The U.S. Conference of Catholic Bishops (USCCB), the United Church of Christ (UCC) and a plethora of religious leaders from across religious traditions have been calling on Congress and the president to "put the poor and vulnerable first" as difficult budget decisions were made for the remainder of FY11 and next year's federal budget.

Sadly, those calls largely went unheard in the budget compromise reached late Friday evening. Those most vulnerable will suffer as we continue tax cuts for the wealthiest Americans while cutting critically needed domestic programs. The "least of these" that Christians are called on to defend are being left behind. For the IRD, however, that is exactly what the doctor ordered.

Mark Tooley, IRD's director, wrote this week for Front Page Magazine, a far-right publication with morally troubling leadership, that the "Religious and Evangelical Left":

...assume that only centralized, coercive government can guarantee "justice" and provide "charity." Other social actors, like families, churches, private charities, philanthropies, and civic groups, not to mention private business, are all to submit unquestioningly to government supremacy in every human arena. Here is the Religious Left's vision of "God's Kingdom," administered from Washington, D.C.
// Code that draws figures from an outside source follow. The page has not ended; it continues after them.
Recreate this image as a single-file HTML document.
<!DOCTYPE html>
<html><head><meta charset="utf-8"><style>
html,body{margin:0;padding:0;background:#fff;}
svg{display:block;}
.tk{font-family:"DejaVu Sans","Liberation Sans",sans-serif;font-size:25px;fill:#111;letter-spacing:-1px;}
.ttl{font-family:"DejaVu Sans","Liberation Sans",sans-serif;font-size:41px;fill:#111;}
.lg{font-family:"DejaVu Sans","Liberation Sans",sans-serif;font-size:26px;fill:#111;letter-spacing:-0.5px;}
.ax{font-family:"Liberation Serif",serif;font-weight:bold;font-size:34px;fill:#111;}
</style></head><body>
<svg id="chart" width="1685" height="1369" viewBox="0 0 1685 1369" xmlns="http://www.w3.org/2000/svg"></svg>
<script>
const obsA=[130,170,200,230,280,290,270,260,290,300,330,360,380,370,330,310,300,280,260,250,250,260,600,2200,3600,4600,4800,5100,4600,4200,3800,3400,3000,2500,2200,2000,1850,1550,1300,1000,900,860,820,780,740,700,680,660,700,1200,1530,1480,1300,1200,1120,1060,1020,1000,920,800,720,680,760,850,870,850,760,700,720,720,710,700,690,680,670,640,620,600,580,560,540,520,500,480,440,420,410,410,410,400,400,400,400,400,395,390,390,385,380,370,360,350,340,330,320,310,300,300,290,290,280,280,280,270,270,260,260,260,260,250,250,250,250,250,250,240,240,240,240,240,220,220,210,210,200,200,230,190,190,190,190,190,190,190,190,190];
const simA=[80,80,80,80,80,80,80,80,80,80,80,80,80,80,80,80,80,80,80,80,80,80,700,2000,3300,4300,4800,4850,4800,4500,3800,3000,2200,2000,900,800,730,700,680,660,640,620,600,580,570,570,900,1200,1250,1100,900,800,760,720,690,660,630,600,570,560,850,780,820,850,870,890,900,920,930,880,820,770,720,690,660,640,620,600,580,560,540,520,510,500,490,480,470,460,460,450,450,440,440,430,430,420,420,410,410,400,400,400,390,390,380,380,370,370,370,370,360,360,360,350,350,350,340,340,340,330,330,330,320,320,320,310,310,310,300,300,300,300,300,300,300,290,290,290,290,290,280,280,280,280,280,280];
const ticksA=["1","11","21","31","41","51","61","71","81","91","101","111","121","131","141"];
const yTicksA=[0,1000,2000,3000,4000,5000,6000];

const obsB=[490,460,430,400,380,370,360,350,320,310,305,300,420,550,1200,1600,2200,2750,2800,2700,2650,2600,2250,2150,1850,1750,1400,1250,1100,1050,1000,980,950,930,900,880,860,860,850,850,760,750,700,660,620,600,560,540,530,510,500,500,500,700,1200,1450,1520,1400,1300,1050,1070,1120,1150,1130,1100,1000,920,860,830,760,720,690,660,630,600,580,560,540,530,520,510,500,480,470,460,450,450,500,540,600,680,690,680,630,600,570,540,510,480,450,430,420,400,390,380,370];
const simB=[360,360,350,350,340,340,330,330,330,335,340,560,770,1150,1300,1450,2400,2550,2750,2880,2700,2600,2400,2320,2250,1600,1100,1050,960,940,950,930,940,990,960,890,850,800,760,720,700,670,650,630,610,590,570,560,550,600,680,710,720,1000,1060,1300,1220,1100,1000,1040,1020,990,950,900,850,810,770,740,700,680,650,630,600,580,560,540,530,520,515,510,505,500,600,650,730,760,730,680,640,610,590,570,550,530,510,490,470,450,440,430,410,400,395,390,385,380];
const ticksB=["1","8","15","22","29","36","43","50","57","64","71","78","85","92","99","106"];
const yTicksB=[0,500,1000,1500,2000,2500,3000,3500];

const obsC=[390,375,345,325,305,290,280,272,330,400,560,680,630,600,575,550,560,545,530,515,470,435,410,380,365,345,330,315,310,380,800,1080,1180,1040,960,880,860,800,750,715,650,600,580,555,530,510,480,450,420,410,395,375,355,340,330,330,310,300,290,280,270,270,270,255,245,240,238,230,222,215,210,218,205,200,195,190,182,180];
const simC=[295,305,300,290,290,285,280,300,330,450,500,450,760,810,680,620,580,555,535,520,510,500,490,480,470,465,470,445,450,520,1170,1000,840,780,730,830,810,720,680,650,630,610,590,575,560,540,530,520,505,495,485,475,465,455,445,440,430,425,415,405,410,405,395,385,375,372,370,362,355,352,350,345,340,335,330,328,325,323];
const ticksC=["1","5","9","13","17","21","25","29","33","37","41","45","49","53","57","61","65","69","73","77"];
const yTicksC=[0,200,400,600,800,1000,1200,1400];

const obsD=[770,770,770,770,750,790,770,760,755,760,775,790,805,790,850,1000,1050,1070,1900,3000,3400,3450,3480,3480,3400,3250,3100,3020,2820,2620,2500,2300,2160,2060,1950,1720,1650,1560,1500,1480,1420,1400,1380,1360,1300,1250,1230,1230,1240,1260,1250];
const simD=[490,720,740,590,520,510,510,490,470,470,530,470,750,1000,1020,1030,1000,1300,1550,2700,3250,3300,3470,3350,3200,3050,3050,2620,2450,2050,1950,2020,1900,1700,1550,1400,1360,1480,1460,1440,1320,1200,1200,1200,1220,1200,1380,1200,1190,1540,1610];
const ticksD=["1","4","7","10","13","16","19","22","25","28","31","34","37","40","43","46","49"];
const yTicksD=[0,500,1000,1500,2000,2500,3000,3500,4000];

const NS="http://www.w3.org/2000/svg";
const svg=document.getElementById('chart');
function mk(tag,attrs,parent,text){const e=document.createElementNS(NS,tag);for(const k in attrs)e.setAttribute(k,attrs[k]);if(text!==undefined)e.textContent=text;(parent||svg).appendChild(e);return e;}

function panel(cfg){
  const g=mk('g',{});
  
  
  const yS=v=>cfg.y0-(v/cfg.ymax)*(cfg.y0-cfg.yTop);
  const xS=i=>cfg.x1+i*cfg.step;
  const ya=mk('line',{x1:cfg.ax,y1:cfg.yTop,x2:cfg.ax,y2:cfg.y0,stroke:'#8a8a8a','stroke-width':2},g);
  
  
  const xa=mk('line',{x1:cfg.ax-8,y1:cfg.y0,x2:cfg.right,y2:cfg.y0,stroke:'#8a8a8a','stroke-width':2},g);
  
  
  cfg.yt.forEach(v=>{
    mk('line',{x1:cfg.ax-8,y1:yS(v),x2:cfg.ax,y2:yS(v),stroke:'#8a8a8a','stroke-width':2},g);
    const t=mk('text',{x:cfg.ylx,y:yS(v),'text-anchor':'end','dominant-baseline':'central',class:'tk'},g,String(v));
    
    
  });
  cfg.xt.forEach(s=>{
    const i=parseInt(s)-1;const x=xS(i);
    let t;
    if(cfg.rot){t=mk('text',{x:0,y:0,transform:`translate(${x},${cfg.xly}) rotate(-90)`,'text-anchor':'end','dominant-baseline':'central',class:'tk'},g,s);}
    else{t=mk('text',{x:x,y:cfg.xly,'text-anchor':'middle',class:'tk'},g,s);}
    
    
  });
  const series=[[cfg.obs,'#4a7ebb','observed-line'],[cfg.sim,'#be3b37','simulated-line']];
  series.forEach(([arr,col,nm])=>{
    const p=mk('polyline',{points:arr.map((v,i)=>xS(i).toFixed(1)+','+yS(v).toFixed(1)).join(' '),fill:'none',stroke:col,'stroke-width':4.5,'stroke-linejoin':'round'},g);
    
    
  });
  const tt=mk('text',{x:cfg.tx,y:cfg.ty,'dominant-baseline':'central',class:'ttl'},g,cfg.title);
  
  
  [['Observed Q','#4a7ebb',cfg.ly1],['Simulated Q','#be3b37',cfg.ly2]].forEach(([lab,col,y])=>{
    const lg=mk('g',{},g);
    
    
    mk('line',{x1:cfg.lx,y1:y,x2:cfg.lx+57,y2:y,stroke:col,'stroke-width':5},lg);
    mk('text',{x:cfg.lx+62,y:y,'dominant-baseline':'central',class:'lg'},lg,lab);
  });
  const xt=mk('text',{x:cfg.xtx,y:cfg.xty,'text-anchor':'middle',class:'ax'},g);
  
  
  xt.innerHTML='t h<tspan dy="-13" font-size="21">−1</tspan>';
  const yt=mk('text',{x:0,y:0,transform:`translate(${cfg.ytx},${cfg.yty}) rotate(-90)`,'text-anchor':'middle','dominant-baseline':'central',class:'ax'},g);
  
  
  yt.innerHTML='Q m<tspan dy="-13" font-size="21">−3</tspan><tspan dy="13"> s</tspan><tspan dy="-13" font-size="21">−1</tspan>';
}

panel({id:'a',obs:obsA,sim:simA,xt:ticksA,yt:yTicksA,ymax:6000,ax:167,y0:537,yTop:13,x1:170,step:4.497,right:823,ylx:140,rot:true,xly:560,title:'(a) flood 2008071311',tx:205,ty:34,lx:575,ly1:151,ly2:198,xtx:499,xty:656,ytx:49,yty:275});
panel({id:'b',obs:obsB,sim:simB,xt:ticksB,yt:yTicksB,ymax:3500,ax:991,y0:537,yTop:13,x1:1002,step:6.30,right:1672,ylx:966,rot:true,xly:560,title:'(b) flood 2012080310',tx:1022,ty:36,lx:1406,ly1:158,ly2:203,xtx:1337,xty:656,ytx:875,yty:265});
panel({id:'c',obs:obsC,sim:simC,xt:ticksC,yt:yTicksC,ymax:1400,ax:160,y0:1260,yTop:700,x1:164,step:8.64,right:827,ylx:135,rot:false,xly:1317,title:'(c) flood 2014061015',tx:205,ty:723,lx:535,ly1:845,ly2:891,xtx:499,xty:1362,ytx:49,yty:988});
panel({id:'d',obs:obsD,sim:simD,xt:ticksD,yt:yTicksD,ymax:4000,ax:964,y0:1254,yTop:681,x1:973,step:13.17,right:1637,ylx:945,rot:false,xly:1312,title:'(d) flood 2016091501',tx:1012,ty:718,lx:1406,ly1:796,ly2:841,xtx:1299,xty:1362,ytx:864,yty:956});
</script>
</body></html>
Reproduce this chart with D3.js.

That isn't true, of course. So why write it? Tooley, a former analyst for the CIA, has his reasons.

The Rev. Andrew Weaver, a United Methodist minister and well-regarded author who died in 2008, studied the IRD extensively and wrote on the University of Chicago Divinity School website that:

The IRD was created and is sustained by money from right-wing foundations and has spent millions of dollars over 20 years attacking mainline denominations. The IRD's conservative social-policy goals include increasing military spending and foreign interventions, opposing environmental protection efforts, and eliminating social welfare programs. In a document entitled "Reforming America's Churches Project 2001-2004," the IRD states that its aim is to change the "permanent governing structure" of mainline churches "so they can help renew the wider culture of our nation." In other words, its goal extends beyond the spiritual and includes a political takeover financed by the likes of Richard Mellon Scaife, Adolph Coors, the John M. Olin Foundation, and the Lynde and Harry Bradley Foundation of Milwaukee.

On important moral issues like abortion and gay marriage the U.S. Conference of Catholic Bishops and the United Church of Christ disagree. But most Christians come together over the issue of poverty. For conservative political leaders, this is troubling. And so they use IRD as a vehicle for attacking faith leaders and organizations, like the National Council of Churches, whenever Christians work in common cause to help the poor lift themselves out of poverty, to advocate for an end to war or for policies that would reverse the impact of human caused global climate change.

When and if you do hear IRD mentioned in the press remember this: consider the source and their mission.